À Genève, les pensionnats participent à la vie et à la moralité de la famille. Obligé par métier de rester un grand nombre d’heures chaque jour dans une classe peuplée de nombreux garçons, M. Töpffer prit l’habitude de se dédommager par la plume de ce que lui refusait le pinceau. Il ne visait pas d’abord à être auteur ; maître chéri et familier de ses élèves, c’étaient d’abord de petites comédies qu’il écrivait pour leur divertissement. Chaque année, à la belle saison, se mettant à la tête de la jeune bande, il employait les vacances à les guider, le sac sur le dos, dans de longues et vigoureuses excursions pédestres à travers les divers cantons, par les hautes montagnes et jusque sur le revers italien des Alpes. Au retour et durant les soirées d’hiver, il en écrivait pour eux des relations détaillées et illustrées. Quelques-unes des nouvelles même qu’il a publiées depuis, le Col d’Anterne, la Vallée de Trient, me paraissent rendre assez bien l’effet de Sandfort et Merton adultes, d’une saine et noble jeunesse ayant l’assurance modeste et la délicatesse native, comme les Morton de Walter Scott.

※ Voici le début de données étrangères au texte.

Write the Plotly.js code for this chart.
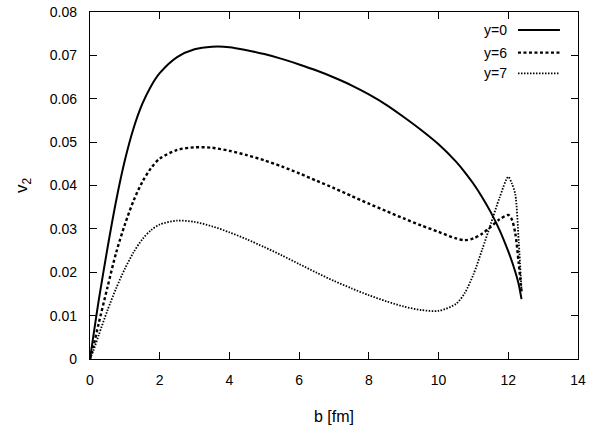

Le peintre cependant ne pouvait tout-à-fait s’abdiquer ; le trait lui fournit jusqu’à un certain point ce qu’il avait espéré de la couleur. Aux heures de gaieté, M. Töpffer composa et dessina, sous les yeux de ses élèves, ces histoires folles mêlées d’un grain de sérieux (M. Vieux-Bois, M. Jabot, le docteur Festus, M. Pencil, M. Crépin). Les albums grotesques coururent de main en main, et il arriva qu’un ami de l’auteur, passant à Weymar, fit voir je ne sais lequel à Goethe. Le grand-prêtre de l’art, qui ne dédaignait rien d’humain, y prit goût et voulut voir les autres : tous les cahiers à la file se mirent en route pour Weymar. Goethe en dit un mot dans un numéro du journal Kunst und Alterthum. Il sembla dès-lors à M. Töpffer que, sur ce visa du maître, les gens pourraient bien s’en accommoder, et, à son loisir, il autographia plusieurs de ces fantaisies. Les cinq qu’il a publiées[1] ont eu grand succès auprès des amateurs et connaisseurs ; je n’en pourrais donner idée à qui ne les a pas vues. Ce genre d’humour se traduit peu par des paroles ; la seule manière de le louer, c’est de le goûter et d’en rire.

Je ne sais qui l’a dit le premier : règle générale, la plaisanterie d’une nation ressemble à son mets ou à sa boisson favorite. Ainsi la plaisanterie de Swift est du pudding, comme celle de Teofilo Folengo

  1. M. Aubert en a contrefait trois ici, à Paris, mais il n’en faudrait pas juger par-là.